Gedung tersebut merupakan hasil rancangan Ir. Frans Johan Louwrens Ghijsels, seorang arsitek Belanda kelahiran Tulungagung, mulai dibangun pada tahun 1921 dan selesai pada tahun 1922. Kantor-kantor NILLMIJ di Hindia Belanda, pada umumnya dibangun dengan cita rasa arsitektur tinggi. Ghijsels, arsitek yang dipercaya mendesain kantor NILLMIJ Yogyakarta ini, merancang dengan langgam Art Deco. Gaya khas arsitektur ini ditandai dengan konstruksi pilar-pilar tinggi. Pintu dan jendela yang lebar dan tinggi pada gedung ini merupakan ciri-ciri bangunan Eropa. Dinding dihiasi dengan roster yang berfungsi sebagai sirkulasi udara dan pencahayaan sekaligus mempercantik tampilan arsitektural.
Kemegahan
arsitektur gedung ini tidak terlepas kiprah NILLMIJ di Hindia Belanda. Sebagai
satu-satunya perusahaan asuransi jiwa di Hindia Belanda, membuat NILLMIJ mampu
memonopoli industri asuransi. Kedekatan Van Kerchem dengan Pemerintah Hindia
Belanda menjadikan NILLMIJ mendapat banyak keuntungan ekstra. Semua pegawai di
pemerintahan maupun di militer direkomendasikan ke NILLMIJ sebagai alternatif
lain untuk menabung selain dari sistem pensiun yang berlaku. Sehingga, wajar
bila gedung NILLMIJ yang memiliki luas bangunan 1.141,8 m²
di atas lahan seluas 1.343,8 m² ini dibangun megah dan kokoh.
Pada
waktu Jepang menduduki Yogyakarta, gedung ini diambilalih oleh Tentara Dai
Nippon untuk digunakan sebagai kantor radio Jepang dengan nama Hoso Kyoku. Setelah
Jepang hengkang, dimanfaatkan sebagai studio siaran radio Mataramse Vereniging Voor Radio Omroep (MAVRO). MAVRO ini sebagai
perintis Radio Republik Indonesia (RRI) Nusantara II Yogyakarta.
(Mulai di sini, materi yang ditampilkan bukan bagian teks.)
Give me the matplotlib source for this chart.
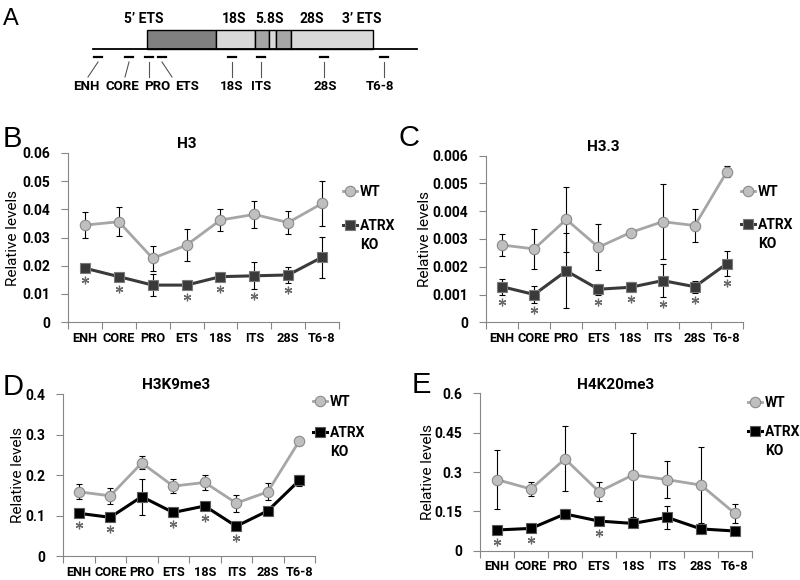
import matplotlib
matplotlib.use('Agg')
import matplotlib.pyplot as plt
from matplotlib.patches import Rectangle
from matplotlib.transforms import offset_copy
import numpy as np

plt.rcParams['font.family'] = ['Roboto', 'DejaVu Sans']

regions = ['ENH', 'CORE', 'PRO', 'ETS', '18S', 'ITS', '28S', 'T6-8']

# B - H3
h3_wt = [0.0344, 0.0356, 0.0226, 0.0273, 0.0362, 0.0382, 0.0353, 0.0421]
h3_wt_err = [0.0046, 0.0052, 0.0045, 0.0057, 0.0039, 0.0047, 0.0042, 0.0079]
h3_ko = [0.0191, 0.0161, 0.0131, 0.0131, 0.0161, 0.0164, 0.0167, 0.0230]
h3_ko_err = [0.0005, 0.0010, 0.0038, 0.0010, 0.0004, 0.0048, 0.0027, 0.0073]
h3_stars = ['ENH', 'CORE', 'ETS', '18S', 'ITS', '28S']
h3_yticks = ['0', '0.01', '0.02', '0.03', '0.04', '0.05', '0.06']

# C - H3.3
h33_wt = [0.00278, 0.00264, 0.00370, 0.00270, 0.00323, 0.00362, 0.00348, 0.00542]
h33_wt_err = [0.00038, 0.00073, 0.00116, 0.00082, 0.00002, 0.00136, 0.00058, 0.00020]
h33_ko = [0.00128, 0.00100, 0.00185, 0.00119, 0.00126, 0.00150, 0.00128, 0.00211]
h33_ko_err = [0.00028, 0.00032, 0.00135, 0.00020, 0.00018, 0.00059, 0.00022, 0.00045]
h33_stars = ['ENH', 'CORE', 'ETS', '18S', 'ITS', '28S', 'T6-8']
h33_yticks = ['0', '0.001', '0.002', '0.003', '0.004', '0.005', '0.006']

# D - H3K9me3
k9_wt = [0.159, 0.149, 0.230, 0.173, 0.182, 0.131, 0.159, 0.284]
k9_wt_err = [0.018, 0.019, 0.016, 0.018, 0.018, 0.021, 0.021, 0.003]
k9_ko = [0.106, 0.096, 0.147, 0.108, 0.124, 0.074, 0.112, 0.187]
k9_ko_err = [0.006, 0.005, 0.044, 0.012, 0.007, 0.005, 0.004, 0.014]
k9_stars = ['ENH', 'CORE', 'ETS', '18S', 'ITS']
k9_yticks = ['0', '0.1', '0.2', '0.3', '0.4']

# E - H4K20me3
k20_wt = [0.271, 0.235, 0.350, 0.225, 0.289, 0.271, 0.250, 0.142]
k20_wt_err = [0.111, 0.026, 0.124, 0.037, 0.160, 0.070, 0.145, 0.036]
k20_ko = [0.079, 0.085, 0.140, 0.113, 0.104, 0.127, 0.083, 0.075]
k20_ko_err = [0.005, 0.005, 0.018, 0.005, 0.005, 0.045, 0.005, 0.005]
k20_stars = ['ENH', 'CORE', 'ETS']
k20_yticks = ['0', '0.15', '0.3', '0.45', '0.6']

# panel A schematic (pixel layout of the rDNA repeat)
block_edges = [147, 216, 255, 269, 276, 291, 373]
block_colors = ['#808080', '#d9d9d9', '#a6a6a6', '#d9d9d9', '#a6a6a6', '#d9d9d9']
unit_labels = ['5\u2019 ETS', '18S', '5.8S', '28S', '3\u2019 ETS']
unit_label_x = [144, 234, 270, 312, 362]
probe_x = [98, 129, 149, 162, 232, 261, 324, 384]
probe_end_x = [88, 125, 149, 172, 232, 261, 324, 384]
probe_labels = ['ENH', 'CORE', 'PRO', 'ETS', '18S', 'ITS', '28S', 'T6-8']
probe_label_x = [86, 122, 157, 187, 232, 261, 325, 380]

W, H = 800, 580
fig = plt.figure(figsize=(8, 5.8), dpi=100)

axA = fig.add_axes([0, 0, 1, 1])
axA.set_xlim(0, W)
axA.set_ylim(H, 0)
axA.axis('off')
axA.plot([93, 417], [49, 49], color='black', lw=1.3)
for x0, x1, c in zip(block_edges[:-1], block_edges[1:], block_colors):
    axA.add_patch(Rectangle((x0, 30), x1 - x0, 19, fc=c, ec='black', lw=1.0))
for lab, x in zip(unit_labels, unit_label_x):
    axA.text(x, 19, lab, ha='center', va='center', fontsize=10, fontweight='bold')
for x, xe, lab, xl in zip(probe_x, probe_end_x, probe_labels, probe_label_x):
    axA.plot([x - 4, x + 4], [57, 57], color='black', lw=1.6)
    axA.plot([x, xe], [62, 77], color='#555555', lw=0.8)
    axA.text(xl, 87, lab, ha='center', va='center', fontsize=9.5, fontweight='bold')

# panel letters
for lab, x, y, fs in [('A', 3, 25, 17), ('B', 3, 147, 21), ('C', 398, 146, 21),
                      ('D', 3, 395, 21), ('E', 412, 393, 21)]:
    axA.text(x, y, lab, ha='left', va='baseline', fontsize=fs,
             family=['Liberation Sans', 'DejaVu Sans'])


def px_axes(x0, x1, y0, y1):
    # axes box from pixel edges (y measured from the top)
    return fig.add_axes([x0 / W, 1 - y1 / H, (x1 - x0) / W, (y1 - y0) / H])


legends = []


def draw_panel(ax, title, title_x, wt, wt_err, ko, ko_err, stars, yticks,
               ko_color, ko_edge, ylab_x, leg_xy, leg_space):
    x = np.arange(len(regions))
    ymax = float(yticks[-1])
    ax.set_xlim(-0.5, len(regions) - 0.5)
    ax.set_ylim(0, ymax)

    ax.errorbar(x, wt, yerr=wt_err, fmt='none', ecolor='black', elinewidth=0.8,
                capsize=2.3, capthick=0.8, zorder=2)
    ax.errorbar(x, ko, yerr=ko_err, fmt='none', ecolor='black', elinewidth=0.8,
                capsize=2.3, capthick=0.8, zorder=2)
    ax.plot(x, wt, '-o', color='#a6a6a6', lw=2, ms=7.5, mfc='#bfbfbf',
            mec='#8a8a8a', mew=0.8, label='WT', zorder=3)
    ax.plot(x, ko, '-s', color=ko_color, lw=2.2, ms=7.5, mfc=ko_color,
            mec=ko_edge, mew=0.8, label='ATRX', zorder=3)

    # significance asterisks under the KO points
    for name in stars:
        i = regions.index(name)
        y0 = ax.transData.transform((i, ko[i]))[1]
        y1 = ax.transData.transform((i, ko[i] - ko_err[i]))[1]
        off = max(y0 - y1, 5) + 7
        tr = offset_copy(ax.transData, fig=fig, y=-off, units='dots')
        ax.plot(i, ko[i], marker=(6, 2, 0), ms=5.5, mew=0.9, color='#6a6a6a',
                transform=tr, clip_on=False, zorder=5)

    ax.set_yticks([float(t) for t in yticks])
    ax.set_yticklabels(yticks, fontsize=10, fontweight='bold')
    ax.set_xticks(x)
    ax.set_xticklabels(regions, fontsize=9.2, fontweight='bold')
    ax.set_xticks(np.arange(len(regions) + 1) - 0.5, minor=True)
    ax.tick_params(axis='x', which='major', length=0, pad=7)
    ax.tick_params(axis='x', which='minor', length=5, color='#868686', width=0.8)
    ax.tick_params(axis='y', length=5, color='#868686', width=0.8, pad=8)
    for s in ['top', 'right']:
        ax.spines[s].set_visible(False)
    for s in ['left', 'bottom']:
        ax.spines[s].set_color('#868686')
        ax.spines[s].set_linewidth(0.8)

    ax.set_ylabel('Relative levels', fontsize=11)
    ax.yaxis.set_label_coords(ylab_x, 0.5)
    ax.text(title_x, 1.01, title, transform=ax.transAxes, ha='center',
            va='bottom', fontsize=11, fontweight='bold')
    leg = ax.legend(loc='upper left', bbox_to_anchor=(leg_xy[0] / W, 1 - leg_xy[1] / H),
                    bbox_transform=fig.transFigure, frameon=False, handlelength=1.0,
                    handletextpad=0.2, labelspacing=leg_space, borderpad=0,
                    borderaxespad=0, prop={'weight': 'bold', 'size': 10})
    legends.append(leg)


axB = px_axes(68, 339, 153, 322)
draw_panel(axB, 'H3', 0.44, h3_wt, h3_wt_err, h3_ko, h3_ko_err, h3_stars,
           h3_yticks, '#3a3a3a', '#7a7a7a', -0.177, (343, 185), 1.45)

axC = px_axes(486, 743, 155.5, 322.3)
draw_panel(axC, 'H3.3', 0.455, h33_wt, h33_wt_err, h33_ko, h33_ko_err, h33_stars,
           h33_yticks, '#3a3a3a', '#7a7a7a', -0.21, (741, 185), 1.35)

axD = px_axes(63, 315, 394, 556.3)
draw_panel(axD, 'H3K9me3', 0.45, k9_wt, k9_wt_err, k9_ko, k9_ko_err, k9_stars,
           k9_yticks, '#000000', '#5a5a5a', -0.151, (313, 395), 1.2)

axE = px_axes(480, 752, 393.3, 550.7)
draw_panel(axE, 'H4K20me3', 0.5, k20_wt, k20_wt_err, k20_ko, k20_ko_err, k20_stars,
           k20_yticks, '#000000', '#5a5a5a', -0.165, (748, 396), 1.05)

# second line "KO" of the ATRX KO legend entry
fig.canvas.draw()
for leg in legends:
    bb = leg.get_texts()[1].get_window_extent()
    fig.text(bb.x0 / W, ((bb.y0 + bb.y1) / 2 - 19) / H, 'KO', ha='left',
             va='center', fontsize=10, fontweight='bold')

fig.savefig('out.png', dpi=100)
Setelah RRI
lahir pada 11 September 1945, gedung NILLMIJ digunakan juga oleh RRI untuk
melakukan siaran.
Dalam
masa perjuangan mempertahankan kemerdekaan, RRI memegang peranan penting. RRI
Yogyakarta berulang kali menyiarkan berita kecurangan Sekutu, seperti
mengikutsertakan Belanda dan mempersenjatai orang-orang Belanda yang dibebaskan
dari tahanan. Karena siaran itu dianggap merugikan, maka pada 25 dan 27
November 1945 pesawat udara yang dikenal dengan Royal Air Force, melakukan
pengeboman terhadap gedung RRI Yogyakarta yang pada waktu itu masih berada di
gedung NILLMIJ.
Kini,
bekas gedung NILLMIJ ini digunakan untuk gedung BNI 46 Yogyakarta. Gedung ini
menjadi tonggak sejarah bagi BNI karena BNI ternyata lahir di di gedung
ini. Kelahiran bank ini dibidani oleh
Margono Djojohadikusumo pada 5 Juli 1946, dengan tujuan untuk kelancaran
pemerintah di bidang keuangan dan perekonomian masyarakat. Pada 5 Juli 1946,
Pemerintah mengeluarkan Peraturan Pemerintah Pengganti Undang-Undang (Perpu)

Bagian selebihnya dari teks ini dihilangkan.